ESCAPANDO DA MORTE
Scaramouche, aos 81 anos, é a encarnação viva do que significa desafiar a própria mortalidade. Ele olha para trás e vê uma vida repleta de aventuras e adversidades que não só testaram seu corpo, mas também moldaram sua alma. Alguns momentos, em particular, destacam-se como as vezes em que a vida tentou ceifar sua chama, mas Scaramouche, resiliente como o vento que curva as árvores sem quebrá-las, sobreviveu.

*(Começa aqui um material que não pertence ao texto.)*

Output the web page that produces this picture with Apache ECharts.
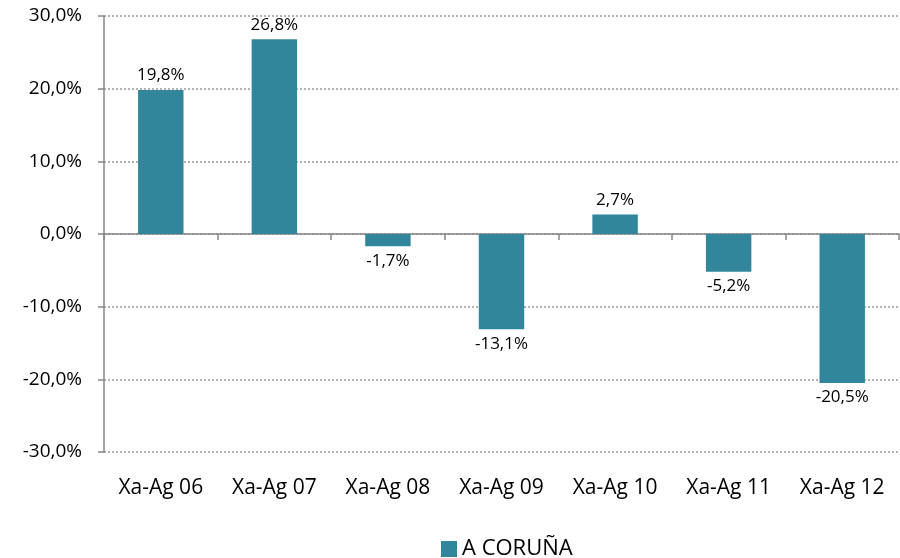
<!DOCTYPE html>
<html>
<head>
<meta charset="utf-8">
<script src="https://cdn.jsdelivr.net/npm/echarts@6/dist/echarts.min.js"></script>
<style>
  html, body { margin: 0; padding: 0; background: #fff; }
  #chart { width: 900px; height: 558px; }
</style>
</head>
<body>
<div id="chart"></div>
<script>
  const categories = ["Xa-Ag 06", "Xa-Ag 07", "Xa-Ag 08", "Xa-Ag 09", "Xa-Ag 10", "Xa-Ag 11", "Xa-Ag 12"];
  const coruna = [19.8, 26.8, -1.7, -13.1, 2.7, -5.2, -20.5];
  const seriesName = "A CORUÑA";

  const fmt = (v) => v.toFixed(1).replace(".", ",") + "%";
  const font = "'Open Sans', 'Liberation Sans', sans-serif";

  const chart = echarts.init(document.getElementById("chart"));
  chart.setOption({
    animation: false,
    textStyle: { fontFamily: font, color: "#000" },
    grid: { left: 104, right: 1, top: 16, bottom: 106 },
    legend: {
      top: 533,
      left: 436,
      icon: "rect",
      itemWidth: 16,
      itemHeight: 16,
      itemGap: 6,
      textStyle: { fontSize: 22, fontFamily: font, color: "#000" },
      data: [seriesName]
    },
    xAxis: [
      {
        type: "category",
        data: categories,
        position: "bottom",
        axisLine: { onZero: true, lineStyle: { color: "#868686", width: 1.5 } },
        axisTick: { show: true, length: 6, lineStyle: { color: "#868686", width: 1.5 } },
        axisLabel: { show: false }
      },
      {
        type: "category",
        data: categories,
        position: "bottom",
        axisLine: { show: false, onZero: false },
        axisTick: { show: false },
        axisLabel: { margin: 26, fontSize: 21, color: "#000", fontFamily: font }
      }
    ],
    yAxis: {
      type: "value",
      min: -30,
      max: 30,
      interval: 10,
      axisLine: { show: true, lineStyle: { color: "#868686", width: 1.5 } },
      axisTick: { show: true, length: 6, lineStyle: { color: "#868686", width: 1.5 } },
      axisLabel: { margin: 22, fontSize: 19, color: "#000", fontFamily: font, formatter: fmt },
      splitLine: { show: true, lineStyle: { color: "#9a9a9a", type: [2, 2], width: 1.5 } }
    },
    series: [
      {
        name: seriesName,
        type: "bar",
        xAxisIndex: 0,
        barWidth: "40%",
        itemStyle: { color: "#31869c" },
        label: {
          show: true,
          fontSize: 17,
          color: "#000",
          distance: 6,
          fontFamily: font,
          formatter: (p) => fmt(p.value)
        },
        data: coruna.map((v) => ({ value: v, label: { position: v < 0 ? "bottom" : "top" } }))
      }
    ]
  });
</script>
</body>
</html>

O primeiro desafio veio em um dia que começou como qualquer outro. O Rio Guaíba estava sereno, suas águas tranquilas refletindo o céu azul, enquanto Scaramouche velejava com a confiança de quem conhece bem os segredos do vento e da água. No entanto, o clima mudou de repente. Um grande temporal surgiu no horizonte, trazendo ventos ferozes e ondas que pareciam muralhas líquidas. A leveza do barco foi subjugada; o mastro, de seis metros, partiu-se ao meio como um graveto. O barco virou, deixando o casco para cima, e Scaramouche, agarrado desesperadamente com as mãos por baixo do casco, enfrentou ondas que passavam por cima dele, cada uma ameaçando levá-lo para o fundo. Mas ele resistiu. Seu corpo tremia, mas sua mente se recusava a ceder. Quando finalmente foi resgatado, a lição estava clara: a vida é tão frágil quanto o fio que a sustenta, mas é a vontade de viver que a mantém firme.
Anos depois, em 1970, Scaramouche estava em Lima, no Peru, lutando. Naquela noite, cansado, repousava em um hotel modesto. Foi o balanço da cama que o acordou, um movimento que inicialmente julgou ser um sonho. Mas então, o abalo intensificou-se. O prédio gemeu e estremeceu como uma criatura viva. "Terremoto!" foi a palavra que ecoou em sua mente. Ele correu pelas escadas, a adrenalina guiando seus passos, e saiu para a rua, onde a devastação já começava a se revelar. Paredes desabaram, gritos ecoaram e o caos reinou. Mais de 50.000 vidas foram perdidas naquele desastre, mas Scaramouche, de alguma forma, emergiu ileso, com a certeza de que seu destino ainda não havia sido cumprido.
Quando tinha 68 anos Scaramouche sofreu um AVC, hospitalizado por dez dias, ficou durante um ano falando com dificuldades, mas a parte física melhorou em quinze dias sem sequelas. Com 70 anos voltou aos esportes e conseguiu ficar melhor em competições, pós AVC. Mais uma sobrevivência, com louros.
Em Maio de 2024, saiu de casa com sua esposa com agua de um metro e meio, na maior enchente acontecida no RS de todos os tempos. Foi um grande prejuízo financeiro, mas a vida que é o bem maior foi poupada.
Cada um desses momentos foi um lembrete brutal da transitoriedade da existência. Scaramouche, porém, jamais permitiu que o medo do fim ofuscasse a beleza do presente. Em vez disso, carregou consigo uma gratidão profunda, vivendo cada dia como se fosse o último, com a coragem de quem já olhou para a morte nos olhos e sorriu.